El debate que no fue

Un suspenso sin paliativos para un cara a cara lleno de errores tácticos

España es un país maravilloso, sí, que en la actualidad tiene grandes problemas. Uno de ellos es la corrupción política. Los españoles lo perciben con mucho tino. Es un problema muy serio. Afecta a los partidos con mayor representación parlamentaria y está relacionado con su financiación y la conducta de un buen número de sus dirigentes y cargos públicos. Los juzgados, la prensa y el Tribunal de Cuentas dan fe de ello. Atraviesa la historia del PP y pone bajo sospecha sus victorias electorales, cuando una competición limpia en las urnas es considerada un requisito básico de la democracia. Si queremos una buena democracia es necesario abordarlo con firmeza tan pronto como sea descubierto.
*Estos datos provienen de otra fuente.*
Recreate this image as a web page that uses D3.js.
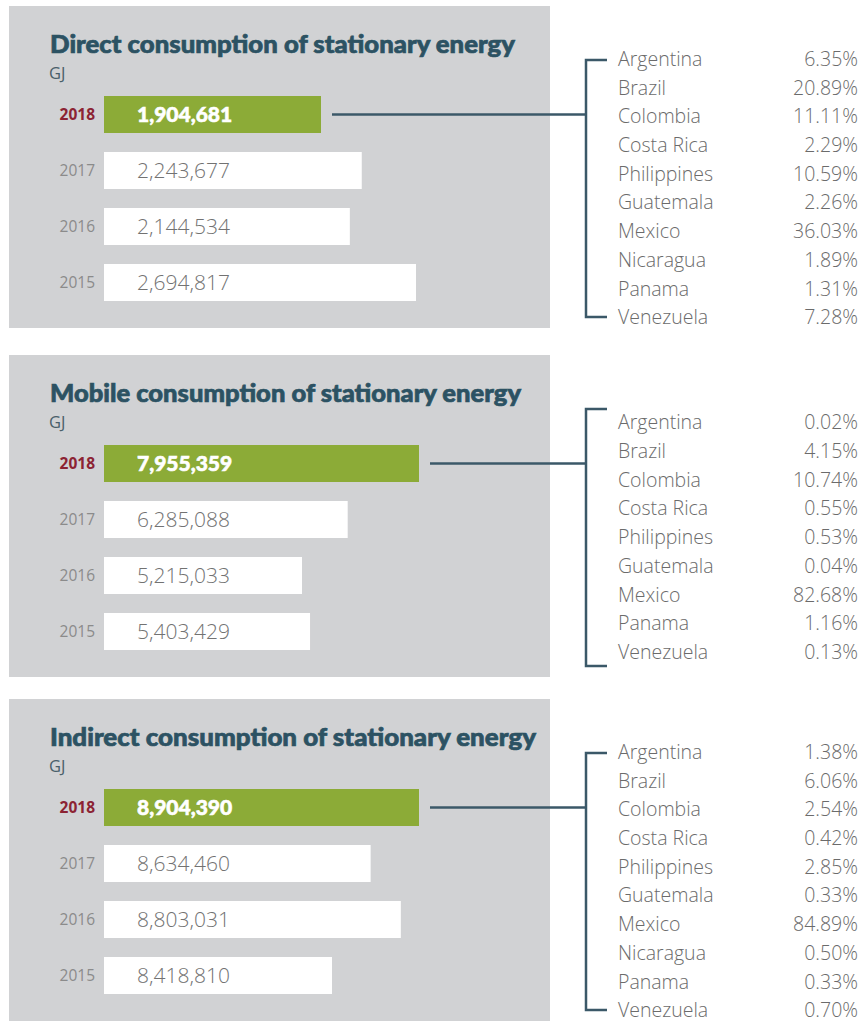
<!DOCTYPE html>
<html lang="en">
	<head>
		<meta charset="UTF-8" />
		<title>Consumption of stationary energy</title>
		<style>
			html,
			body {
				margin: 0;
				padding: 0;
				background-color: #ffffff;
			}

			svg {
				display: block;
			}

			.title {
				font-family: 'Lato', sans-serif;
				font-weight: 900;
				fill: #2c5263;
				stroke: #2c5263;
				stroke-width: 0.7px;
			}

			.unit {
				font-family: 'Open Sans', sans-serif;
				font-weight: 400;
				fill: #4a5f6a;
			}

			.light {
				font-family: 'Open Sans', sans-serif;
				font-weight: 300;
			}
		</style>
	</head>
	<body>
		<svg id="chart"></svg>

		<script src="https://d3js.org/d3.v7.min.js"></script>

		<script>
			const years = ['2018', '2017', '2016', '2015'];

			const titles = [
				'Direct consumption of stationary energy',
				'Mobile consumption of stationary energy',
				'Indirect consumption of stationary energy'
			];

			const directValues = [1904681, 2243677, 2144534, 2694817];
			const mobileValues = [7955359, 6285088, 5215033, 5403429];
			const indirectValues = [8904390, 8634460, 8803031, 8418810];

			const directCountries = ['Argentina', 'Brazil', 'Colombia', 'Costa Rica', 'Philippines', 'Guatemala', 'Mexico', 'Nicaragua', 'Panama', 'Venezuela'];
			const directShares = ['6.35%', '20.89%', '11.11%', '2.29%', '10.59%', '2.26%', '36.03%', '1.89%', '1.31%', '7.28%'];

			const mobileCountries = ['Argentina', 'Brazil', 'Colombia', 'Costa Rica', 'Philippines', 'Guatemala', 'Mexico', 'Panama', 'Venezuela'];
			const mobileShares = ['0.02%', '4.15%', '10.74%', '0.55%', '0.53%', '0.04%', '82.68%', '1.16%', '0.13%'];

			const indirectCountries = ['Argentina', 'Brazil', 'Colombia', 'Costa Rica', 'Philippines', 'Guatemala', 'Mexico', 'Nicaragua', 'Panama', 'Venezuela'];
			const indirectShares = ['1.38%', '6.06%', '2.54%', '0.42%', '2.85%', '0.33%', '84.89%', '0.50%', '0.33%', '0.70%'];

			const width = 860;
			const height = 1021;
			const svg = d3.select('#chart').attr('width', width).attr('height', height);

			const GREY = '#d1d2d4';
			const GREEN = '#8cab37';
			const LINE = '#3b5868';
			const RED = '#8c2333';

			const barX = 104;
			const barH = 37;
			const rowStep = 56;
			const listStep = 28.7;

			// each panel: top of grey box, bar scale fit, title width
			const panels = [
				{ top: 6, title: titles[0], titleW: 465, values: directValues, dom: [1904681, 2694817], wid: [217, 312], countries: directCountries, shares: directShares },
				{ top: 355, title: titles[1], titleW: 471, values: mobileValues, dom: [5215033, 7955359], wid: [198, 315], countries: mobileCountries, shares: mobileShares },
				{ top: 699, title: titles[2], titleW: 486, values: indirectValues, dom: [8418810, 8904390], wid: [228, 315], countries: indirectCountries, shares: indirectShares }
			];

			panels.forEach((p) => {
				const g = svg.append('g').attr('transform', `translate(0,${p.top})`);

				g.append('rect')
					.attr('x', 9)
					.attr('y', 0)
					.attr('width', 541)
					.attr('height', 322)
					.attr('fill', GREY);

				g.append('text')
					.attr('class', 'title')
					.attr('x', 50)
					.attr('y', 47)
					.attr('font-size', 25)
					.attr('textLength', p.titleW)
					.attr('lengthAdjust', 'spacingAndGlyphs')
					.text(p.title);

				g.append('text').attr('class', 'unit').attr('x', 49).attr('y', 73).attr('font-size', 16.5).text('GJ');

				const x = d3
					.scaleLinear()
					.domain(p.dom)
					.range([barX + p.wid[0], barX + p.wid[1]]);

				const y = d3
					.scaleBand()
					.domain(years)
					.range([90, 90 + rowStep * years.length])
					.paddingInner(0);

				const rows = g
					.selectAll('g.row')
					.data(years.map((yr, i) => ({ year: yr, value: p.values[i], i })))
					.join('g')
					.attr('class', 'row')
					.attr('transform', (d) => `translate(0,${y(d.year)})`);

				rows.append('rect')
					.attr('x', barX)
					.attr('y', 0)
					.attr('width', (d) => x(d.value) - barX)
					.attr('height', barH)
					.attr('fill', (d) => (d.i === 0 ? GREEN : '#ffffff'));

				rows.append('text')
					.attr('x', 95)
					.attr('y', barH / 2)
					.attr('dy', '0.36em')
					.attr('text-anchor', 'end')
					.attr('font-family', "'Open Sans', sans-serif")
					.attr('font-weight', (d) => (d.i === 0 ? 700 : 400))
					.attr('font-size', 15.5)
					.attr('fill', (d) => (d.i === 0 ? RED : '#8b8b8b'))
					.text((d) => d.year);

				rows.append('text')
					.attr('x', 137)
					.attr('y', barH / 2)
					.attr('dy', '0.36em')
					.attr('font-family', (d) => (d.i === 0 ? "'Lato', sans-serif" : "'Open Sans', sans-serif"))
					.attr('font-weight', (d) => (d.i === 0 ? 900 : 300))
					.attr('font-size', 21)
					.attr('fill', (d) => (d.i === 0 ? '#ffffff' : '#727272'))
					.attr('stroke', (d) => (d.i === 0 ? '#ffffff' : 'none'))
					.attr('stroke-width', 0.6)
					.text((d) => d3.format(',')(d.value));

				// connector from the 2018 bar to the bracket
				const cy = y(years[0]) + barH / 2;
				const bx = 586;
				const bTop = 54;
				const bBot = 311;
				const mid = (bTop + bBot) / 2;

				g.append('line')
					.attr('x1', x(p.values[0]) + 11)
					.attr('x2', bx)
					.attr('y1', cy)
					.attr('y2', cy)
					.attr('stroke', LINE)
					.attr('stroke-width', 2.5);

				g.append('path')
					.attr('d', `M${bx + 21},${bTop}H${bx}V${bBot}H${bx + 21}`)
					.attr('fill', 'none')
					.attr('stroke', LINE)
					.attr('stroke-width', 2.5);

				const n = p.countries.length;
				const ly = d3
					.scalePoint()
					.domain(p.countries)
					.range([mid - ((n - 1) / 2) * listStep, mid + ((n - 1) / 2) * listStep]);

				const list = g.append('g').attr('class', 'light').attr('font-size', 19.5).attr('fill', '#6b6b6b');

				list.selectAll('text.country')
					.data(p.countries)
					.join('text')
					.attr('class', 'country')
					.attr('x', 618)
					.attr('y', (d) => ly(d))
					.attr('dy', '0.34em')
					.text((d) => d);

				list.selectAll('text.share')
					.data(p.shares)
					.join('text')
					.attr('class', 'share')
					.attr('x', 858)
					.attr('y', (d, i) => ly(p.countries[i]))
					.attr('dy', '0.34em')
					.attr('text-anchor', 'end')
					.text((d) => d);
			});
		</script>
	</body>
</html>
Pero hoy no se habla de la corrupción, sino del fatídico momento en que el debate de la noche anterior se fue al garete. Un presentador de televisión insistía una y otra en visionar el trance, queriendo imprimirlo en la retina del telespectador para recreo de todos. ¿Era ésta la intención de Pedro Sánchez? Dudo que tenga algo que ganar en la competición electoral con la polémica desatada en torno a las formas empleadas en su andanada contra Rajoy. Más bien parece que cometió un error táctico. No calculó ajustadamente la agresividad de su ataque, bien concebido pero mal ejecutado. El resultado es que no consiguió destruir a Rajoy y ha cargado de nueva munición a Podemos y Ciudadanos, cuyos candidatos se apresuraron a tomar distancia de lo sucedido. En todo caso, si acertó o se equivocó, lo dirán los votantes el próximo domingo.
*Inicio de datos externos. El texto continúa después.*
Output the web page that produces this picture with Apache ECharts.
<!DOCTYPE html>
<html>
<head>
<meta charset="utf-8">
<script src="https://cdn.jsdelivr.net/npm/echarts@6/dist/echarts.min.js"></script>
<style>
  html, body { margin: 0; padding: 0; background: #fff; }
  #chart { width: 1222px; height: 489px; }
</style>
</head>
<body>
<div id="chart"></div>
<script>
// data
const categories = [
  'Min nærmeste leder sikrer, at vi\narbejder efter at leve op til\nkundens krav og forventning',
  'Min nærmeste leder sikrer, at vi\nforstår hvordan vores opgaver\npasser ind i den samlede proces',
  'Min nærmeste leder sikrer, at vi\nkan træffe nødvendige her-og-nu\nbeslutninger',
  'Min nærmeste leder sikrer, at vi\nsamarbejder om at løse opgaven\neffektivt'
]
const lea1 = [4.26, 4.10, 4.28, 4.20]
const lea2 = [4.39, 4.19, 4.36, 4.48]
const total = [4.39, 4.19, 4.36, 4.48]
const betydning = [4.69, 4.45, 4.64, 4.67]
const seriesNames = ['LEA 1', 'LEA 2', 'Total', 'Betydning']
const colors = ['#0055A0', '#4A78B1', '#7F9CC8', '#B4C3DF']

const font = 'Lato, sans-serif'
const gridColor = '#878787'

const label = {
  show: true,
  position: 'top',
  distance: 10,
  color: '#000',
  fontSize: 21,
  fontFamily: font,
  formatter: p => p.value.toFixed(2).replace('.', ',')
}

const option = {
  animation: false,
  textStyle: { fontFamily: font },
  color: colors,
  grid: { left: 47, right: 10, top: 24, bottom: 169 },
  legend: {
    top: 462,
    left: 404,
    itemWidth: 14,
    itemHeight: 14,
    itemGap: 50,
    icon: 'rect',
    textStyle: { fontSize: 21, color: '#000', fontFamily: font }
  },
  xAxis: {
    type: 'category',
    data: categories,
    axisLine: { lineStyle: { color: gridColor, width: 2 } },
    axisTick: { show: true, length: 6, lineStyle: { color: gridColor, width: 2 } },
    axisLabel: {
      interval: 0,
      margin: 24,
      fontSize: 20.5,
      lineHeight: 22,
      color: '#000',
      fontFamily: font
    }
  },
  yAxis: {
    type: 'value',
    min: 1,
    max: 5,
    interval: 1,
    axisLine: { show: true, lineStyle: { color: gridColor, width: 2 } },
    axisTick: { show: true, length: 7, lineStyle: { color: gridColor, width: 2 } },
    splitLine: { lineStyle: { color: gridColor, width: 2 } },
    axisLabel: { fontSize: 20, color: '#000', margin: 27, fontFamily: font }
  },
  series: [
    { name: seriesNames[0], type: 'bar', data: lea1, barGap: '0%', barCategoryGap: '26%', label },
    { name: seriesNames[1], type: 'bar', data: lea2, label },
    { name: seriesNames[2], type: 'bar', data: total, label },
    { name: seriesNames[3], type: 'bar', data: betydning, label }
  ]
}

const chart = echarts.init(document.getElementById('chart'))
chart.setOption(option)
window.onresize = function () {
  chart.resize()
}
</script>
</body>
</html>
El debate merece un suspenso sin paliativos. El comienzo fue prometedor y aumentó la expectación, pero acabó en naufragio. El moderador formuló preguntas tópicas, de escaso interés, y asistió impasible y perplejo a una gresca que lo desbordó, sin que fuera capaz de contener a los candidatos, que se saltaron constantemente las reglas y los temas. Los asuntos puestos sobre la mesa quedaron contaminados de inmediato por el tono destemplado y bronco que dominó todas las fases del duelo, convertido en un diálogo de sordos. Ninguno de los aspirantes respondió las preguntas que le plantearon el oponente o el moderador. Pudo ganar uno, el otro, ninguno, lo cierto es que perdimos todos. No hay nada de provecho que pueda salvarse del debate. Si fuera posible, lo mejor sería olvidarlo cuanto antes.

La pregunta es si el debate ha puesto un abrupto final a la campaña electoral. Es presumible que los días que restan asistamos a una secuela del enfrentamiento, con los candidatos de Podemos y Ciudadanos dispuestos a aprovechar la circunstancia. Los partidos recogerán los restos del debate del modo que mejor les convenga, pero será difícil que puedan levantar el ánimo de los ciudadanos. Y, así, cerrando puertas al diálogo, nos encaminamos poco a poco a una situación en que la gobernación del país será un problema de primer orden y no, como cabe esperar, el principio de la solución de los grandes problemas pendientes después de año y medio de agitación política y electoral.

Al margen de la pugna electoral, hay dos preguntas más que provoca el debate, sobre las que deberíamos reflexionar. Una, ¿nuestro país, después de casi cuatro décadas de democracia, aún no sabe debatir sobre cuestiones políticas de manera civilizada y pensando en el bien de todos? Y, redundando en lo mismo, ¿ha sido el debate un fiel reflejo de la sociedad española? Es posible que la realidad no sea tan dramática como parecen sugerir las preguntas y que nuestra política tan solo haya vivido uno de esos días malos que tiene cualquiera, pero lo cierto es que los candidatos de los dos principales partidos han echado un jarro de agua fría sobre los electores en la ocasión más señalada para infundir confianza en el futuro que nos aguarda después del domingo con problemas que exigirán a los españoles lo mejor de sí mismos.